Former Gov. Mike Easley is too broke to pay nearly $95,000 remaining on a fine imposed on his campaign by the state Board of Elections, his lawyer says.
"Governor Easley, because of the investigations and the costs involved, is not in a position to pay this fine personally," Raleigh lawyer Joseph B. Cheshire V said Wednesday. "He took responsibility yesterday for the failures of his campaign and paid a tremendous price that essentially leaves him without a way to support himself and his family, much less incur the costs of the large fine levied on his committee."
The fine on Easley's committee stemmed from testimony last year in a hearing before the elections board that confirmed Easley took dozens of flights that weren't paid for and weren't disclosed. Free flights allowed his campaign to spend money elsewhere.
The fine plus costs totaled $100,000; Easley's committee has paid $5,335.28, but says it is unable to pay the rest.
Lawmakers and others took aim at the issue Wednesday, a day after Easley became the first governor in state history convicted of a felony, and began talking about new efforts to pass reforms aimed at putting more light and accountability on state government.
Easley, a Democrat who served from 2001 to 2009, told a judge Tuesday that he was answerable for his campaign as he was convicted of failing to disclose on campaign reports an October 2006 helicopter flight.
"I have to take responsibility for what the campaign does," Easley said. "The buck has to stop somewhere. It stops with me, and I take responsibility for what has occurred in this incident."
Bob Hall, executive director of the campaign finance watchdog Democracy North Carolina, said it was a "bright spot" in the hearing to see Easley say that.
"Now it's Mike Easley's responsibility: he should pay the other $94,000," Hall said. "And the General Assembly should enact a law to clarify that the buck really does stop with the candidate."
Issue to be addressed
Leading lawmakers said they would take it up. The elections board last year sought a law to have candidates personally liable for their campaign's misdeeds, but neither Gov. Bev Perdue nor the Democratic-controlled legislature acted.
"We ought to be able to," said Phil Berger, a Republican who is the incoming leader of the state Senate, "and there are a number of other things that have gone on that argue for us to take up."
Any change would be unlikely to apply to Easley.
Attorney General Roy Cooper said through a spokeswoman that he will push again to make lying to an SBI agent a felony, and to allow for state-level investigative grand juries on public corruption, similar to what the federal authorities have.
Rep. Rick Glazier, a leading Democrat on ethics issues in the state House said the House is likely to take up some type of "pay-to-play" legislation that would limit donations by state contractors.
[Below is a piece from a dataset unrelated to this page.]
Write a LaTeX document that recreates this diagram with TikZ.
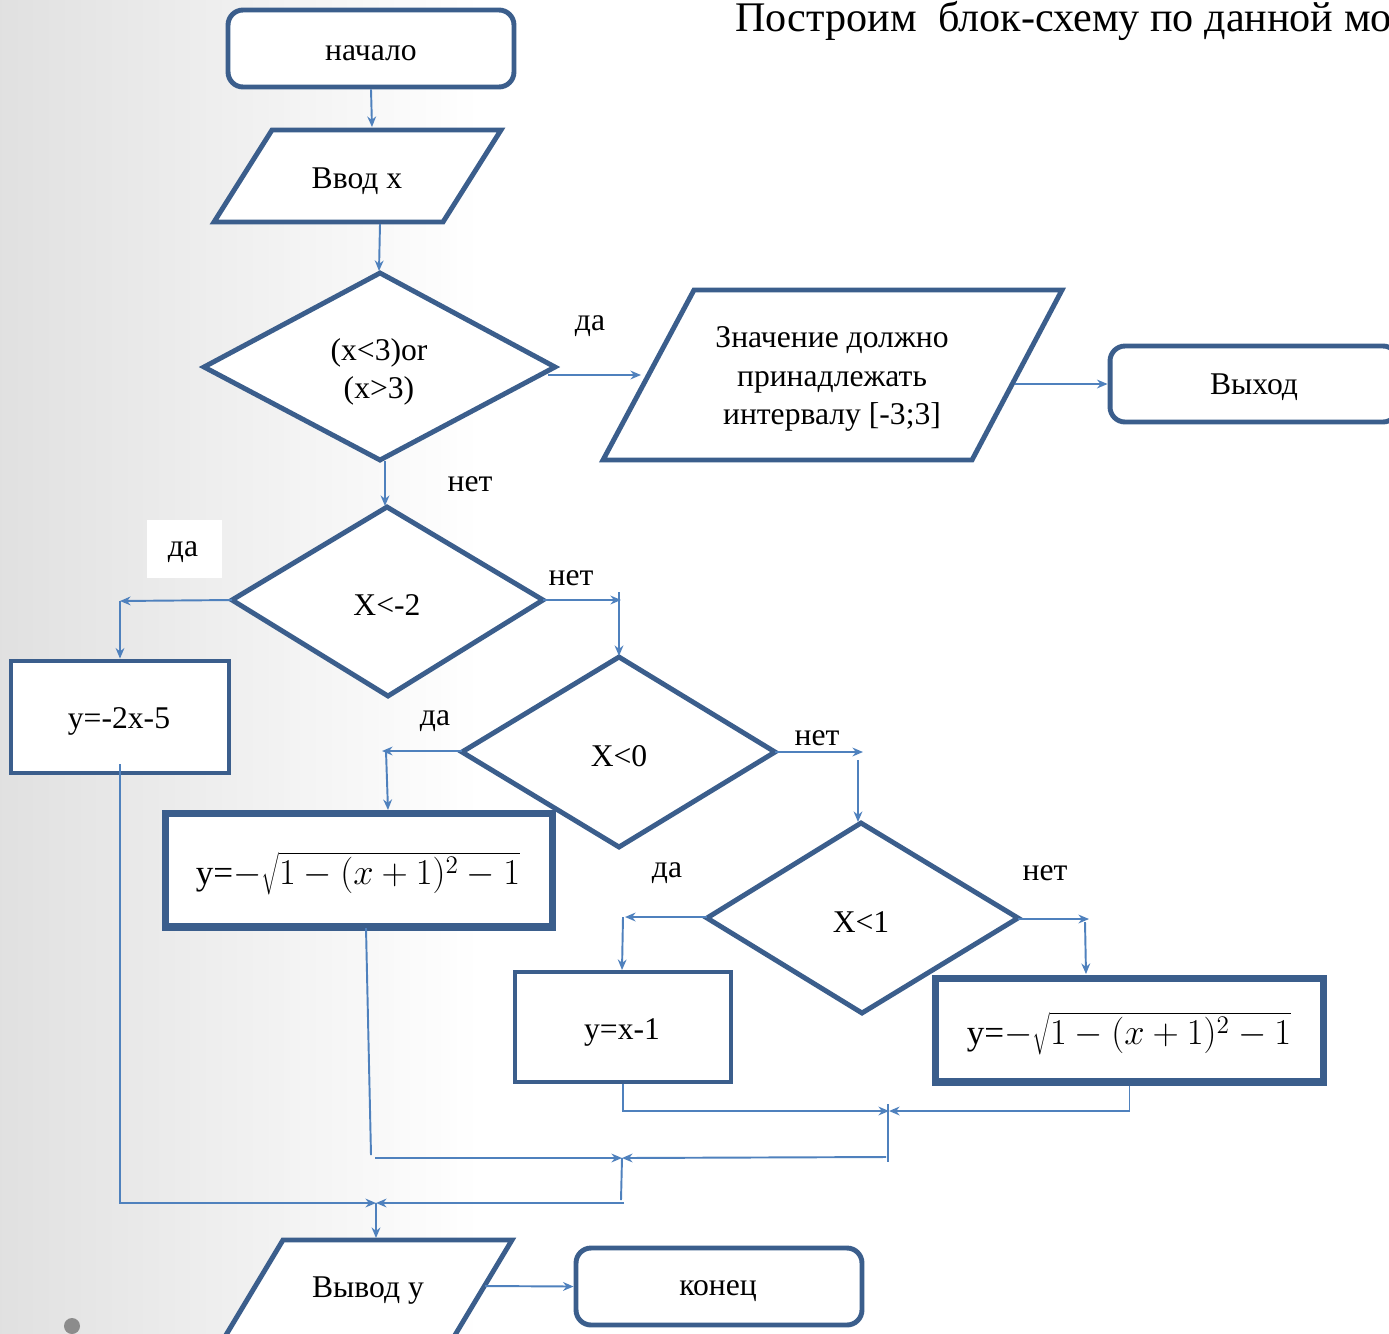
\documentclass[tikz,border=0pt]{standalone}
\usepackage{fontspec}
\setmainfont{Liberation Serif}
\usetikzlibrary{arrows.meta}
\definecolor{shapeblue}{RGB}{59,94,140}
\definecolor{connblue}{RGB}{79,129,189}
\begin{document}
\begin{tikzpicture}[x=0.02cm,y=-0.02cm,
  blk/.style={draw=shapeblue,line width=2.8pt,fill=white,line join=miter},
  thickblk/.style={draw=shapeblue,line width=4pt,fill=white},
  term/.style={blk,rounded corners=0.3cm,inner sep=0pt},
  rectbox/.style={blk,inner sep=0pt},
  txt/.style={font=\fontsize{18}{22}\selectfont,align=center,inner sep=0pt,yshift=-0.06cm},
  mtxt/.style={font=\fontsize{20}{24}\selectfont,align=center,inner sep=0pt,yshift=-0.04cm},
  conn/.style={draw=connblue,line width=1.1pt,-{Stealth[length=6pt,width=5pt]}},
  plain/.style={draw=connblue,line width=1.1pt}]
\clip (0,0) rectangle (1389,1333);
% background
\fill[white] (0,0) rectangle (1389,1333);
\shade[left color=black!12,right color=white] (0,0) rectangle (480,1333);
\fill[black!45] (72,1326) circle (8);
% title
\node[anchor=base west,inner sep=0pt,font=\fontsize{24}{28}\selectfont] (title) at (735,31) {Построим\ \ блок-схему по данной мо};

% shapes
\node[term,minimum width=5.72cm,minimum height=1.54cm] (start) at (371,48.5) {};
\node[txt] (startT) at (371,50) {начало};

\draw[blk] (272,130) -- (501,130) -- (443,222) -- (214,222) -- cycle;
\node[txt] (inT) at (357,178) {Ввод x};

\draw[blk] (380,273) -- (555,367) -- (380,460) -- (204,367) -- cycle;
\node[txt] (d1T) at (379,369) {(x<3)or\\(x>3)};

\draw[blk] (694,290) -- (1062,290) -- (972,460) -- (603,460) -- cycle;
\node[txt] (msgT) at (832,376) {Значение должно\\принадлежать\\интервалу [-3;3]};

\node[term,minimum width=5.76cm,minimum height=1.52cm] (exit) at (1254,384) {};
\node[txt] (exitT) at (1254,384) {Выход};

\draw[blk] (387,507) -- (543,600) -- (388,696) -- (232,600) -- cycle;
\node[txt] (d2T) at (387,602) {X<-2};

\node[rectbox,minimum width=4.36cm,minimum height=2.24cm] (b1) at (120,717) {};
\node[txt] (b1T) at (119,718) {y=-2x-5};

\node[thickblk,inner sep=0pt,minimum width=7.76cm,minimum height=2.28cm] (b2) at (359,870) {};
\node[mtxt] (b2T) at (358,872) {y=$-\sqrt{1-(x+1)^2-1}$};

\draw[blk] (619,657) -- (775,752) -- (619,847) -- (462,752) -- cycle;
\node[txt] (d3T) at (619,753) {X<0};

\draw[blk] (861,823) -- (1018,918) -- (862,1013) -- (707,918) -- cycle;
\node[txt] (d4T) at (861,919) {X<1};

\node[rectbox,minimum width=4.32cm,minimum height=2.2cm] (b3) at (623,1027) {};
\node[txt] (b3T) at (622,1029) {y=x-1};

\node[thickblk,inner sep=0pt,minimum width=7.78cm,minimum height=2.08cm] (b4) at (1129.5,1030) {};
\node[mtxt] (b4T) at (1129,1032) {y=$-\sqrt{1-(x+1)^2-1}$};

\draw[blk] (283,1240) -- (512,1240) -- (449,1345) -- (220,1345) -- cycle;
\node[txt] (outT) at (368,1288) {Вывод у};

\node[term,minimum width=5.72cm,minimum height=1.54cm] (end) at (719,1286.5) {};
\node[txt] (endT) at (718,1288) {конец};

% labels
\node[txt] (l1) at (590,323) {да};
\node[txt] (l2) at (470,481) {нет};
\node[fill=white,minimum width=1.5cm,minimum height=1.16cm,inner sep=0pt] (l3box) at (184.5,549) {};
\node[txt] (l3) at (183,549) {да};
\node[txt] (l4) at (571,575) {нет};
\node[txt] (l5) at (435,718) {да};
\node[txt] (l6) at (817,735) {нет};
\node[txt] (l7) at (667,870) {да};
\node[txt] (l8) at (1045,870) {нет};

% coordinates for connectors
\coordinate (p1t) at (372,127);
\coordinate (p1b) at (380,224);
\coordinate (d1t) at (379,271);
\coordinate (d1r) at (548,375);
\coordinate (p2l) at (641,375);
\coordinate (p2r) at (1015,384);
\coordinate (d1b) at (385,461);
\coordinate (d2t) at (385,506);
\coordinate (d2l) at (232,600);
\coordinate (k1) at (120,601);
\coordinate (d2r) at (543,600);
\coordinate (k2) at (621,600);
\coordinate (k2a) at (619,592);
\coordinate (d3t) at (619,656);
\coordinate (d3l) at (462,751);
\coordinate (k3) at (382,751);
\coordinate (k3a) at (386,751);
\coordinate (b2t) at (388,810);
\coordinate (d3r) at (775,752);
\coordinate (k4) at (863,752);
\coordinate (k4a) at (858,760);
\coordinate (d4t) at (858,822);
\coordinate (d4l) at (707,917);
\coordinate (k5) at (625,917);
\coordinate (k5a) at (623,917);
\coordinate (b3t) at (622,970);
\coordinate (d4r) at (1018,919);
\coordinate (k6) at (1089,919);
\coordinate (k6a) at (1085,922);
\coordinate (b4t) at (1086,974);
\coordinate (j1) at (889,1111);
\coordinate (j1t) at (888,1104);
\coordinate (j1b) at (888,1162);
\coordinate (b2b) at (366,928);
\coordinate (v2) at (371,1155);
\coordinate (h2a) at (375,1158);
\coordinate (h2b) at (886,1157);
\coordinate (j2) at (622,1158);
\coordinate (j2b) at (621,1200);
\coordinate (h3b) at (624,1203);
\coordinate (j3) at (376,1203);
\coordinate (p3t) at (376,1238);
\coordinate (p3r) at (485,1286);
\coordinate (b1b) at (120,764);

% connectors
\draw[conn] (start.south) -- (p1t);
\draw[conn] (p1b) -- (d1t);
\draw[conn] (d1r) -- (p2l);
\draw[conn] (p2r) -- (exit.west);
\draw[conn] (d1b) -- (d2t);
\draw[conn] (d2l) -- (k1);
\draw[conn] (k1) -- (b1.north);
\draw[conn] (d2r) -- (k2);
\draw[conn] (k2a) -- (d3t);
\draw[conn] (d3l) -- (k3);
\draw[conn] (k3a) -- (b2t);
\draw[conn] (d3r) -- (k4);
\draw[conn] (k4a) -- (d4t);
\draw[conn] (d4l) -- (k5);
\draw[conn] (k5a) -- (b3t);
\draw[conn] (d4r) -- (k6);
\draw[conn] (k6a) -- (b4t);
\draw[conn] (b3.south) |- (j1);
\draw[conn] (b4.south) |- (j1);
\draw[plain] (j1t) -- (j1b);
\draw[plain] (b2b) -- (v2);
\draw[conn] (h2a) -- (j2);
\draw[conn] (h2b) -- (j2);
\draw[plain] (j2) -- (j2b);
\draw[conn] (b1b) |- (j3);
\draw[conn] (h3b) -- (j3);
\draw[conn] (j3) -- (p3t);
\draw[conn] (p3r) -- (end.west);
\end{tikzpicture}
\end{document}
And it is almost certain that lawmakers will seek to clarify a state law dealing with immunity.
The special state prosecutor on the Easley case, William Kenerly, said Wednesday that the law was a "major factor" in his decision to accept the plea. The law seems to suggest that someone subpoenaed to appear before the elections board cannot be prosecuted elsewhere, though legal interpretations vary.
Elections Chairman Larry Leake said the one-sentence law, which runs 165 words, is vague.
"If you tried to diagram that statute, it would be a nightmare," Leake said. "Attorneys can and have differed on its interpretation. I would hope that the General Assembly would clarify that issue."
Leake also said the legislature should make candidates liable for their fines.
"It's too easy for a campaign committee to go defunct."
Where Easley stands
Because of his felony conviction, Easley is likely to lose his license to practice law.
Records show that he owns homes in Southport and Raleigh. He has a partial interest in a Bald Head Island home. His share of that real estate is valued for taxes at more than $2 million. Records show that since 2008, he has borrowed at least $830,000 against the Southport home.
He also owns a lot in the Cannonsgate development in Carteret County. Records show Easley has a $494,000 loan outstanding on the lot.
He receives an annual state pension of $71,088.
Kenerly said he did not consider forcing Easley to pay the state what it's owed.
"I heard him in court," Kenerly said. "It seems like paying the fine is the honorable thing for him to do."